This has been an emotional debate, with many great contributions. The Scottish Conservatives stand with all parties in showing solidarity with anti-racism.
I welcome the debate because, as with so many difficult topics such as tackling the drugs crisis, we do not, as a Parliament, talk about them often enough. The Coalition for Racial Equality and Rights has highlighted that debates about race in the chamber are rare and that, outside the Equalities and Human Rights Committee, the issue rarely comes up in our committees. I absolutely include myself in that criticism. The events of the past few weeks have caused all of us to stop and consider whether we are doing enough to combat racism each and every day and whether we are making sure that the voices of minority groups are truly heard.
The events over the past few weeks should inspire uncomfortable thoughts and conversations. We should question whether we are really part of the solution and not contributing in some way, even subtly or inadvertently, to the problem. It is not enough to not be racist—that is the bare minimum that we should expect of ourselves. We should go further and look at the rooms that we sit in and the structures that we are part of and question whether they are really inclusive.
It is not talking Scotland down to consider whether and how the country is racist. It is not tarring everyone in Scotland as a racist to consider whether the country and our institutions are racist. It does not mean that every white person must be ashamed; it means that they have a duty to consider what things are like for others. It is very naive to say that we ourselves are not racist—or that other places are worse, so there is no issue here. We have to understand, and come to terms with, the fact that some people’s experiences are so different from ours that their whole world view is different.
Robert Kennedy once said—I will paraphrase, because he used a term that we would not now use—that the law to us is a friend that preserves our property and our personal safety, but, for black people, law means something different. We have a long way to go before the law means the same thing to black people as it does to us. That is the challenge—a society where people are treated equally—and it is huge.
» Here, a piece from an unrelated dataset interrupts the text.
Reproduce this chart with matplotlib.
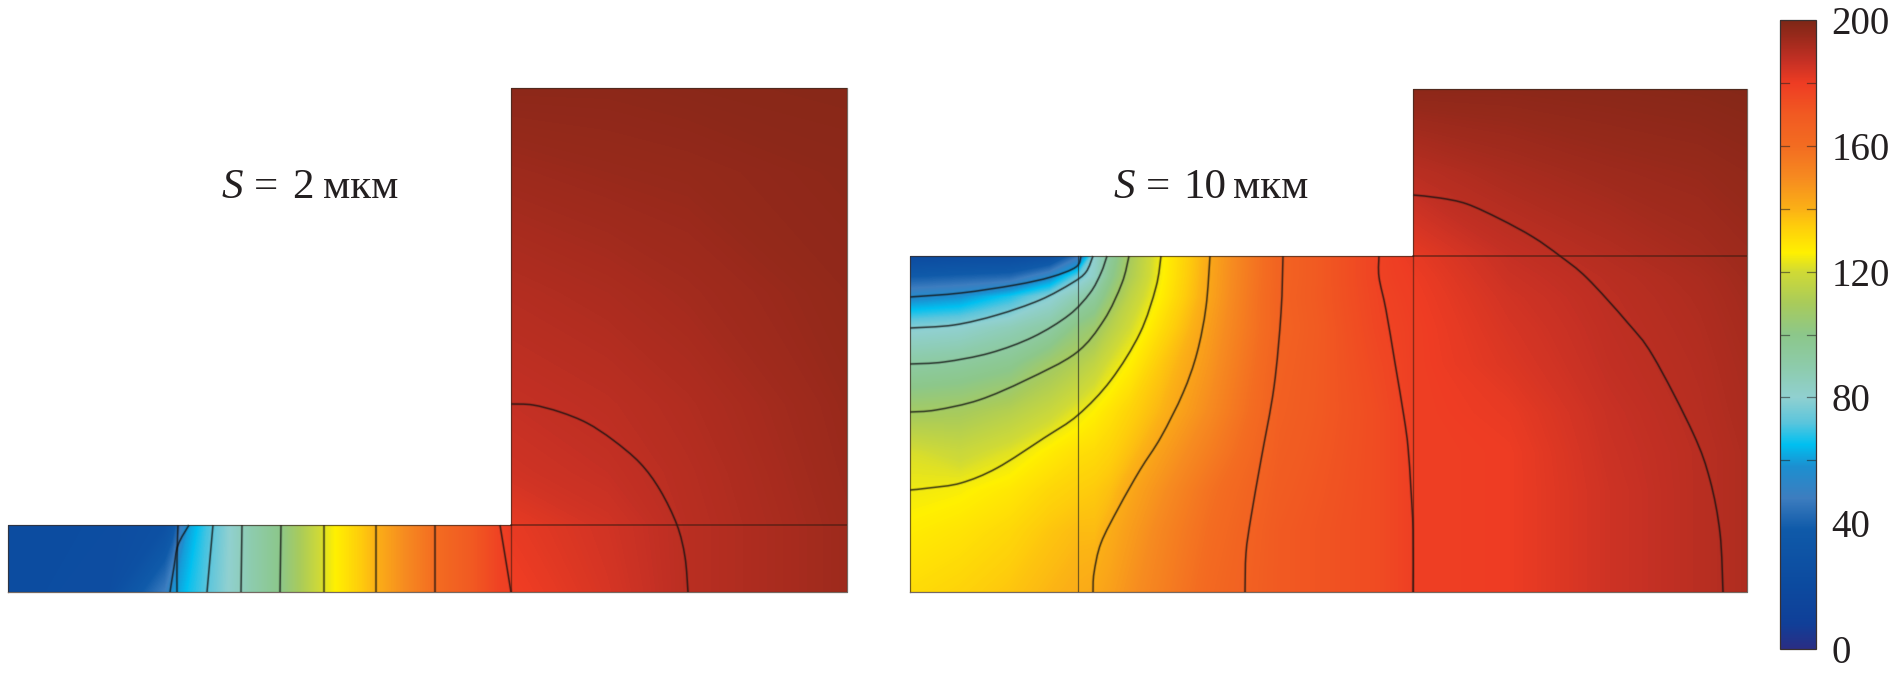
import numpy as np
import matplotlib
matplotlib.use("Agg")
import matplotlib.pyplot as plt
from matplotlib.colors import LinearSegmentedColormap
from matplotlib.path import Path
from matplotlib.patches import PathPatch

W, H = 1892, 673

# colour scale
bar_vals = [0, 8, 20, 38, 48, 58, 65, 72, 80, 90, 100, 110, 120, 126, 135, 140, 150, 160, 170, 180, 187, 195, 200]
bar_cols = ["#2a2d84", "#103f98", "#0c4a9f", "#0f5aa9", "#3d7dbf", "#1c8fd0", "#00c0f0", "#5bc5dc", "#90d0d0",
            "#8dcbaa", "#8cc78a", "#a9cb5a", "#d0da35", "#fff000", "#fecb0c", "#fbb016", "#f68a20", "#f36c21",
            "#f15a22", "#ee3c23", "#c53024", "#98291b", "#7d2716"]
bar_ticks = [0, 40, 80, 120, 160, 200]
bar_marks = [60, 80, 100, 120, 140, 160, 180]

n = np.nan

################ S = 2 ################
x_2 = [0, 102, 157, 165, 181, 199, 205, 233, 272, 316, 368, 427, 492, 503, 600, 680, 839]
y_2 = [0, 67, 120, 188, 300, 420, 504]
t_2 = [
    [22, 24, 48, 58, 66, 72, 74, 85, 100, 122, 140, 160, 178, 179, 184, 189, 194],
    [22, 23, 27, 33, 60, 70, 72, 85, 100, 122, 140, 160, 178, 181, 185, 189, 194],
    [n, n, n, n, n, n, n, n, n, n, n, n, n, 185, 187, 189.5, 194.5],
    [n, n, n, n, n, n, n, n, n, n, n, n, n, 187, 188.5, 190.5, 195],
    [n, n, n, n, n, n, n, n, n, n, n, n, n, 190, 191.5, 193, 196],
    [n, n, n, n, n, n, n, n, n, n, n, n, n, 194, 195, 195.5, 197],
    [n, n, n, n, n, n, n, n, n, n, n, n, n, 197, 197, 197.5, 198],
]
iso_2 = [
    ([162, 166, 170, 181], [0, 25, 47, 67]),
    ([169, 169, 170], [0, 35, 67]),
    ([199, 205], [0, 67]),
    ([233, 234], [0, 67]),
    ([272, 273], [0, 67]),
    ([316, 316], [0, 67]),
    ([368, 368], [0, 67]),
    ([427, 427], [0, 67]),
    ([503, 492], [0, 67]),
    ([503, 525, 552, 579, 605, 632, 652, 669, 677, 680], [188, 187, 180, 169, 152, 129, 102, 67, 35, 0]),
]

################ S = 10 ################
x_10 = [0, 50, 100, 140, 168, 185, 200, 220, 250, 300, 370, 470, 503, 600, 700, 790, 837]
y_10 = [0, 60, 102, 140, 180, 228, 264, 295, 315, 336, 420, 503]
t_10 = [
    [131, 133, 136, 139, 141, 142, 144, 148, 153, 162, 170, 175, 179, 180, 185.5, 189, 191],
    [127, 129, 132, 136, 138, 138, 141, 145, 151, 160, 170, 175, 179, 180, 185.5, 189, 191],
    [124, 125, 128, 132, 134, 135, 137, 142, 148, 158, 169, 175, 179, 180, 185.5, 189, 191],
    [121, 118, 122, 127, 130, 131, 133, 137, 144, 154, 168, 175, 179, 180, 186, 189, 191],
    [108, 109, 113, 118, 123, 126, 129, 133, 139, 150, 167, 175, 179, 181, 186.5, 189.5, 191.5],
    [92, 94, 98, 107, 112, 116, 121, 126, 135, 147, 166, 176, 179, 183, 187.5, 190, 192],
    [78, 80, 86, 92, 102, 106, 113, 120, 130, 145, 165, 177, 179, 184, 188, 190.5, 192.5],
    [55, 58, 67, 78, 88, 94, 104, 115, 126, 143, 165.5, 177.5, 179.5, 185, 188.5, 191, 193],
    [38, 40, 42, 55, 74, 83, 98, 111, 124.5, 142.5, 165, 178, 180, 186, 189, 191.5, 193.5],
    [20, 22, 22, 25, 45, 80, 94, 109, 124, 142, 165, 178, 181, 187, 190, 192.5, 194],
    [n, n, n, n, n, n, n, n, n, n, n, n, 189, 192, 194, 195, 196],
    [n, n, n, n, n, n, n, n, n, n, n, n, 197, 197, 197.5, 198, 198.5],
]
iso_10 = [
    ([0, 51, 105, 141, 166, 171], [295, 299, 307, 315, 325, 336]),
    ([0, 44, 87, 130, 162, 176, 183], [264, 267, 277, 292, 309, 320, 336]),
    ([0, 34, 80, 123, 159, 180, 191, 197], [228, 230, 239, 255, 277, 299, 319, 336]),
    ([0, 26, 69, 116, 166, 194, 212, 219], [180, 182, 192, 212, 239, 272, 309, 336]),
    ([0, 19, 51, 87, 134, 168, 201, 230, 246, 251], [102, 104, 109, 124, 154, 177, 212, 259, 305, 336]),
    ([183, 184, 191, 209, 230, 251, 273, 287, 296, 300], [0, 19, 49, 85, 122, 155, 199, 239, 285, 336]),
    ([335, 336, 341, 351, 364, 371, 373], [0, 39, 75, 132, 205, 279, 336]),
    ([503, 503, 501, 498, 494, 485, 476, 469, 469], [0, 62, 102, 145, 175, 229, 282, 315, 336]),
    ([503, 530, 557, 590, 623, 650, 677, 717, 743, 783, 800, 810, 813],
     [397, 394, 388, 373, 355, 336, 314, 270, 236, 159, 112, 59, 0]),
]

cmap = LinearSegmentedColormap.from_list("temp", [(v / 200, c) for v, c in zip(bar_vals, bar_cols)], N=1024)
levels = np.arange(0, 200.25, 0.25)
norm = plt.Normalize(0, 200)


def px_axes(fig, left, top, right, bottom):
    return fig.add_axes([left / W, 1 - bottom / H, (right - left) / W, (bottom - top) / H])


def smooth_line(ax, ix, iy):
    # courbe lisse qui passe par les points lus (Catmull-Rom -> Bezier)
    p = np.column_stack([ix, iy]).astype(float)
    verts = [p[0]]
    codes = [Path.MOVETO]
    for i in range(len(p) - 1):
        a = p[max(i - 1, 0)]
        b = p[i]
        c = p[i + 1]
        d = p[min(i + 2, len(p) - 1)]
        verts += [b + (c - a) / 6, c - (d - b) / 6, c]
        codes += [Path.CURVE4, Path.CURVE4, Path.CURVE4]
    path = Path(verts, codes)
    ax.add_patch(PathPatch(path, fc="none", ec="#111111", alpha=0.15, lw=2.4, capstyle="butt"))
    ax.add_patch(PathPatch(path, fc="none", ec="#111111", alpha=0.62, lw=1.1, capstyle="butt"))


def draw_panel(ax, xs, ys, t, iso, step_y, div_x, top_y):
    t = np.array(t)
    xs = np.array(xs)
    ys = np.array(ys)
    # la dalle puis le bloc, sinon contourf fait des triangles sur le coin
    low = ys <= step_y
    ax.contourf(xs, ys[low], t[low], levels=levels, cmap=cmap, norm=norm)
    block = xs >= div_x
    ax.contourf(xs[block], ys, t[:, block], levels=levels, cmap=cmap, norm=norm)
    for ix, iy in iso:
        smooth_line(ax, ix, iy)
    right = xs[-1]
    ax.plot([0, 0, div_x, div_x, right, right, 0], [0, step_y, step_y, top_y, top_y, 0, 0],
            color="#3a2a20", alpha=0.7, lw=0.9, clip_on=False)
    ax.plot([div_x, right], [step_y, step_y], color="#3a1a10", alpha=0.6, lw=1.2)
    ax.plot([div_x, div_x], [0, step_y], color="#3a1a10", alpha=0.55, lw=1.0)
    ax.set_xlim(0, right)
    ax.set_ylim(0, top_y)
    ax.axis("off")


fig = plt.figure(figsize=(W / 100, H / 100), dpi=100)

ax1 = px_axes(fig, 8, 88, 847, 592)
draw_panel(ax1, x_2, y_2, t_2, iso_2, 67, 503, 504)

ax2 = px_axes(fig, 910, 89, 1747, 592)
draw_panel(ax2, x_10, y_10, t_10, iso_10, 336, 503, 503)
ax2.plot([168, 168], [0, 336], color="#222222", alpha=0.6, lw=0.9)

# colour bar
cax = px_axes(fig, 1780, 20, 1816, 649)
sm = plt.cm.ScalarMappable(norm=norm, cmap=cmap)
cb = fig.colorbar(sm, cax=cax, ticks=bar_ticks)
cb.ax.tick_params(length=0, pad=11)
cb.outline.set_edgecolor("#3a3030")
cb.outline.set_linewidth(0.9)
for lab in cb.ax.get_yticklabels():
    lab.set_fontfamily("Liberation Serif")
    lab.set_fontsize(28)
    lab.set_color("#231f20")
for v in bar_marks:
    cax.plot([0, 0.24], [v, v], color="#222222", alpha=0.55, lw=0.9, transform=cax.get_yaxis_transform())
    cax.plot([0.76, 1], [v, v], color="#222222", alpha=0.55, lw=0.9, transform=cax.get_yaxis_transform())


def label(parts):
    for x, s, style in parts:
        fig.text(x / W, 1 - 198 / H, s, family="Liberation Serif", style=style, fontsize=31,
                 color="#231f20", ha="left", va="baseline")


label([(221, "S", "italic"), (254, "=", "normal"), (292, "2", "normal"), (323, "мкм", "normal")])
label([(1113, "S", "italic"), (1146, "=", "normal"), (1183, "10", "normal"), (1233, "мкм", "normal")])

fig.savefig("out.png", dpi=100, facecolor="white")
Some people feel helpless, as though they cannot do anything to make the situation better for black people and for everyone who suffers discrimination. However, they can. They can act in their own lives and in their own spheres.
“a better society doesn’t happen overnight – like all great acts of creation, it happens slowly and depends on the cooperation of each of us toward that common goal.”
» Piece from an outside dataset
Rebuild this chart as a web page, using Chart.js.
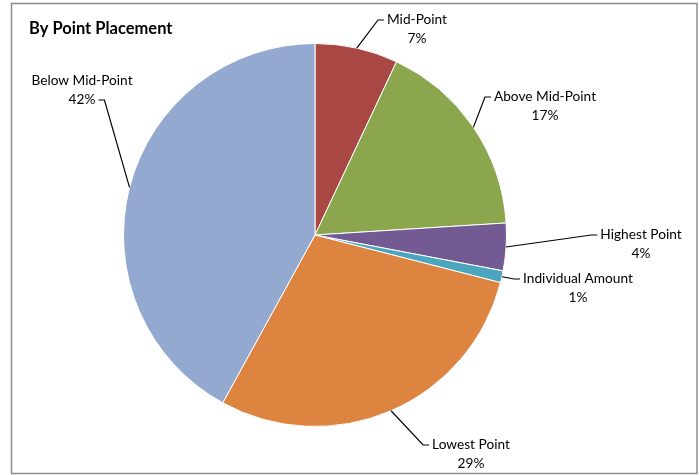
<!DOCTYPE html>
<html>
<head>
<meta charset="utf-8">
<script src="https://cdn.jsdelivr.net/npm/chart.js@4"></script>
<style>
  html, body { margin: 0; padding: 0; background: #fff; }
  #wrap { width: 699px; height: 475px; position: relative; }
</style>
</head>
<body>
<div id="wrap"><canvas id="placementChart"></canvas></div>
<script>
// Share of records by point placement
var categories = ['Mid-Point', 'Above Mid-Point', 'Highest Point', 'Individual Amount', 'Lowest Point', 'Below Mid-Point'];
var shares = [7, 17, 4, 1, 29, 42];
var sliceColors = ['#A94745', '#8BA64D', '#735A93', '#4BA5BF', '#DD8440', '#94A9D0'];

// where each callout's text block sits (centre of the name line) and which side the leader enters from
var calloutSpots = [
    { x: 417, y: 20, side: 'left' },
    { x: 545, y: 97, side: 'left' },
    { x: 641, y: 235, side: 'left' },
    { x: 578, y: 279, side: 'left' },
    { x: 471, y: 445, side: 'left' },
    { x: 82, y: 81, side: 'right' }
];

var FONT = '13.7px Lato, "Open Sans", sans-serif';

// frame, title and leader-line callouts
var calloutPlugin = {
    id: 'callouts',
    afterDraw: function (chart) {
        var ctx = chart.ctx;
        ctx.save();

        // outer frame
        ctx.strokeStyle = '#8c8c8c';
        ctx.lineWidth = 1.5;
        ctx.strokeRect(11.5, 3.5, 685.5, 470);

        // title
        ctx.fillStyle = '#000';
        ctx.font = 'bold 16.5px Lato, "Open Sans", sans-serif';
        ctx.textAlign = 'left';
        ctx.textBaseline = 'middle';
        ctx.fillText('By Point Placement', 29, 29);

        var arcs = chart.getDatasetMeta(0).data;
        ctx.font = FONT;
        ctx.textAlign = 'center';
        ctx.textBaseline = 'middle';
        ctx.lineWidth = 1.2;
        ctx.strokeStyle = '#000';

        arcs.forEach(function (arc, i) {
            var p = arc.getProps(['x', 'y', 'startAngle', 'endAngle', 'outerRadius'], true);
            var mid = (p.startAngle + p.endAngle) / 2;
            var ex = p.x + Math.cos(mid) * p.outerRadius;
            var ey = p.y + Math.sin(mid) * p.outerRadius;

            var spot = calloutSpots[i];
            var name = categories[i];
            var pct = shares[i] + '%';
            var w = ctx.measureText(name).width;

            var lx, ly;
            if (spot.side === 'left') {
                lx = spot.x - w / 2 - 3;
            } else {
                lx = spot.x + w / 2 + 3;
            }
            ly = spot.y;
            if (i === 5) {
                // the left callout hooks from the percent line
                lx = spot.x + ctx.measureText(pct).width / 2 + 3;
                ly = spot.y + 19;
            }
            var kx = spot.side === 'left' ? lx - 6 : lx + 6;

            ctx.beginPath();
            ctx.moveTo(lx, ly);
            ctx.lineTo(kx, ly);
            ctx.lineTo(ex, ey);
            ctx.stroke();

            ctx.fillStyle = '#000';
            ctx.fillText(name, spot.x, spot.y);
            ctx.fillText(pct, spot.x, spot.y + 19);
        });

        ctx.restore();
    }
};

new Chart(document.getElementById('placementChart'), {
    type: 'pie',
    data: {
        labels: categories,
        datasets: [{
            data: shares,
            backgroundColor: sliceColors,
            borderColor: '#ffffff',
            borderWidth: 1
        }]
    },
    options: {
        responsive: true,
        maintainAspectRatio: false,
        animation: false,
        layout: {
            padding: { left: 123, right: 192, top: 43, bottom: 48 }
        },
        plugins: {
            legend: { display: false },
            tooltip: { enabled: false }
        }
    },
    plugins: [calloutPlugin]
});
</script>
</body>
</html>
Each and every one of us should use the opportunity of the Black Lives Matter movement to question ourselves. That is not easy. A lot of people will say that their family has not benefited from slavery, or that they are not racist and will want to leave it at that. A lot of people, especially around where I live in Springburn, will think that they have their own vast problems, and that it is not up to them to change things. However, the simple truth is that black people are not treated the same in Scotland, Britain or America. Too often, black lives do not seem to matter as much as white lives. That is apparent not only in extreme examples such as the tragic case of George Floyd; it is clear when we see that more black people are dying from coronavirus; and it is clear in the employment gaps between races, and in racial differences in the poverty rates. Injustice is not only about death; it is about everyday discrimination.
We cannot be complacent. Our country is not equal. Can anyone honestly say that a black child in Scotland is treated the same as a white child? I would love to think so, but I just do not buy it. Kids are called names in the playground. People are told to “go back home”. It does not have to end the way that it did for George Floyd for it to ruin a life or at least crush someone’s spirit.
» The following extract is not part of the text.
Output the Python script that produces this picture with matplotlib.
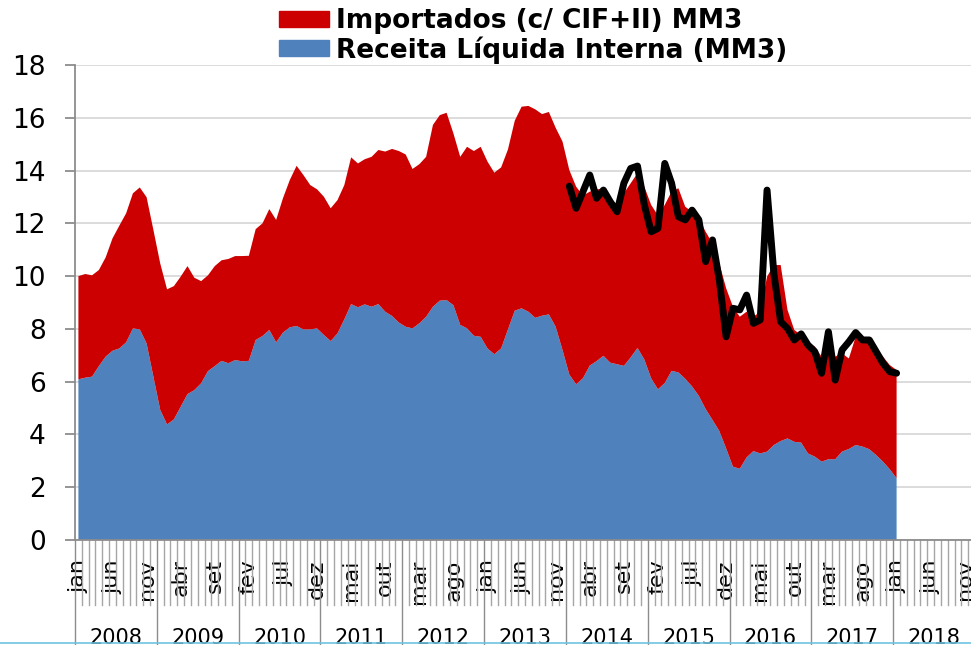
import numpy as np
import matplotlib
matplotlib.use("Agg")
import matplotlib.pyplot as plt
from matplotlib.patches import Patch
from matplotlib.lines import Line2D
import matplotlib.transforms as mtransforms

# meses jan/2008 .. jan/2018 (121 pontos), eixo vai ate dez/2018
meses_abrev = ["jan", "fev", "mar", "abr", "mai", "jun",
               "jul", "ago", "set", "out", "nov", "dez"]
anos = [2008, 2009, 2010, 2011, 2012, 2013, 2014, 2015, 2016, 2017, 2018]

# topo da area vermelha (receita interna + importados)
total_mm3 = [10.0, 10.08, 10.03, 10.23, 10.71, 11.43, 11.91, 12.38, 13.14, 13.36, 12.99, 11.75,
             10.48, 9.50, 9.62, 9.98, 10.38, 9.94, 9.81, 10.03, 10.38, 10.6, 10.65, 10.76,
             10.76, 10.77, 11.78, 12.0, 12.54, 12.13, 12.95, 13.64, 14.18, 13.83, 13.45, 13.29,
             13.01, 12.57, 12.88, 13.45, 14.50, 14.27, 14.43, 14.52, 14.78, 14.72, 14.82, 14.74,
             14.61, 14.06, 14.24, 14.52, 15.73, 16.1, 16.19, 15.41, 14.52, 14.9, 14.74, 14.9,
             14.34, 13.92, 14.12, 14.8, 15.89, 16.42, 16.45, 16.32, 16.14, 16.22, 15.62, 15.1,
             14.02, 13.39, 13.05, 13.2, 13.29, 13.3, 12.95, 12.7, 13.14, 13.52, 13.9, 13.39,
             12.7, 12.3, 12.7, 13.2, 13.33, 12.63, 12.44, 12.19, 11.68, 11.24, 10.48, 9.54,
             8.84, 8.46, 8.65, 8.46, 8.65, 9.98, 10.42, 10.42, 8.72, 7.96, 7.77, 7.51,
             7.33, 6.95, 7.33, 6.95, 7.07, 6.88, 7.70, 7.51, 7.51, 7.26, 6.95, 6.63,
             6.44]

receita = [6.09, 6.15, 6.19, 6.59, 6.95, 7.17, 7.26, 7.49, 8.02, 7.98, 7.45, 6.19,
           4.93, 4.38, 4.57, 5.05, 5.53, 5.68, 5.94, 6.40, 6.59, 6.79, 6.70, 6.82,
           6.77, 6.79, 7.58, 7.73, 7.96, 7.49, 7.86, 8.06, 8.11, 7.98, 7.98, 8.02,
           7.77, 7.54, 7.83, 8.36, 8.94, 8.82, 8.93, 8.84, 8.94, 8.65, 8.49, 8.24,
           8.08, 8.02, 8.21, 8.46, 8.84, 9.07, 9.09, 8.9, 8.15, 8.02, 7.74, 7.70,
           7.26, 7.04, 7.26, 7.98, 8.69, 8.78, 8.65, 8.42, 8.50, 8.55, 8.08, 7.2,
           6.27, 5.9, 6.13, 6.61, 6.78, 6.98, 6.72, 6.66, 6.60, 6.92, 7.28, 6.84,
           6.13, 5.71, 5.95, 6.41, 6.35, 6.11, 5.82, 5.46, 4.96, 4.55, 4.13, 3.47,
           2.78, 2.70, 3.13, 3.37, 3.28, 3.35, 3.6, 3.75, 3.85, 3.72, 3.69, 3.28,
           3.16, 2.97, 3.06, 3.06, 3.35, 3.45, 3.6, 3.54, 3.44, 3.22, 2.97, 2.68,
           2.34]

# linha preta a partir de jan/2014
linha_inicio = 72
linha_preta = [13.41, 12.57, 13.2, 13.83, 12.95, 13.26, 12.82, 12.44, 13.52, 14.08, 14.17, 12.7,
               11.68, 11.81, 14.27, 13.52, 12.25, 12.13, 12.5, 12.13, 10.55, 11.37, 9.85, 7.70,
               8.78, 8.72, 9.28, 8.21, 8.34, 13.26, 10.1, 8.27, 8.02, 7.58, 7.81, 7.39,
               7.14, 6.32, 7.89, 6.06, 7.2, 7.51, 7.86, 7.58, 7.58, 7.14, 6.70, 6.38,
               6.32]

total_mm3 = np.array(total_mm3)
receita = np.array(receita)
importados = total_mm3 - receita
x = np.arange(len(receita))
x_linha = np.arange(linha_inicio, linha_inicio + len(linha_preta))
n_meses = 12 * len(anos)

W, H = 971, 645
fig = plt.figure(figsize=(W / 100, H / 100), dpi=100)
# area do grafico: x 75..975 px, y 65..540 px
ax = fig.add_axes([75 / W, (H - 540) / H, 900 / W, 475 / H])

ax.stackplot(x, receita, importados, colors=["#4F81BD", "#CC0000"], linewidth=0, zorder=2)
ax.plot(x_linha, linha_preta, color="black", lw=5, solid_joinstyle="round",
        solid_capstyle="round", zorder=3)

ax.set_xlim(-0.5, n_meses - 0.5)
ax.set_ylim(0, 18)
ax.set_yticks(range(0, 19, 2))
ax.grid(axis="y", color="#D9D9D9", lw=1.3, zorder=0)
ax.set_axisbelow(True)
for s in ["top", "right"]:
    ax.spines[s].set_visible(False)
ax.spines["left"].set_color("#8C8C8C")
ax.spines["bottom"].set_color("#8C8C8C")
ax.spines["left"].set_linewidth(1.3)
ax.spines["bottom"].set_linewidth(1.3)
ax.tick_params(axis="y", length=7, width=1.3, color="#8C8C8C", pad=14, labelsize=19)

pos = list(range(0, n_meses, 5))
ax.set_xticks(pos, [meses_abrev[p % 12] for p in pos], rotation=90, fontsize=16)
ax.tick_params(axis="x", length=0, pad=14)

# divisorias de categoria e de ano abaixo do eixo
trans = mtransforms.blended_transform_factory(ax.transData, ax.transAxes)
y_mes = -65 / 475
y_ano = -110 / 475
for k in range(n_meses + 1):
    if k % 12 == 0:
        ax.plot([k - 0.5, k - 0.5], [0, y_ano], color="#8C8C8C", lw=1.0,
                transform=trans, clip_on=False)
    else:
        ax.plot([k - 0.5, k - 0.5], [0, y_mes], color="#A6A6A6", lw=1.0,
                transform=trans, clip_on=False)
for i, a in enumerate(anos):
    ax.text(12 * i + 5.5, -88 / 475, str(a), transform=trans, ha="center", va="top",
            fontsize=15)

fig.add_artist(Line2D([0, 1], [2 / H, 2 / H], color="#6FC3E0", lw=1.2))

handles = [Patch(color="#CC0000"), Patch(color="#4F81BD")]
fig.legend(handles, ["Importados (c/ CIF+II) MM3", "Receita Líquida Interna (MM3)"],
           loc="upper left", bbox_to_anchor=(279 / W, 1 - 8 / H), frameon=False,
           prop={"weight": "bold", "size": 19}, handlelength=1.9, handleheight=0.55,
           handletextpad=0.25, labelspacing=0.08, borderpad=0, borderaxespad=0)

fig.savefig("out.png", dpi=100)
I had a fair few struggles growing up. I did not have an easy time. However, it was still much easier for me than it would have been if I was black or from a minority background. A black person would have heard so much worse than the names that I was called. That is still true. Such things still happen, and we do not help anyone by saying that they do not happen as often as when we were kids or, even worse, by pretending that Scotland is a utopia where racism is not a problem. Now is not the right time for mass gatherings, but it is a very good time to listen to the experiences of others.
No one should dismiss the Black Lives Matters movement because of the actions of a few idiots with spray paint and a lighter. It was disgraceful to see police officers being attacked. As our Prime Minister said, those actions were
“a betrayal of the cause they purport to serve.”
In Glasgow, as everywhere, there is an emotional debate about the symbolism of street names and statues. We should hear every side out. Statues should not be hauled down or covered in graffiti, but maybe some things will need to change, after a peaceful and democratic debate—because our values have changed. We can still be very proud of parts of our history, and of the same great Scottish and British figures who have moulded so much of the world, while acknowledging that some actions were awful, and recognising that revered figures had serious flaws.
One of our councillors in Glasgow, Ade Aibinu, has suggested that we turn those statues into places of learning, where unvarnished history is presented. We should explore that idea. Another suggestion that came up today was that we establish a slavery museum in Scotland. That should also be considered.
The Green amendment dilutes the stronger public health message in the Government’s motion, and the Scottish Conservatives will therefore abstain on that amendment at decision time. However, we will vote for the Government’s motion and the Labour amendment, and we stand with all parties in showing solidarity with antiracism. The Scottish Conservatives are ready to listen, to be better at understanding and to stand alongside black and ethnic people in Scotland in the fight for equality.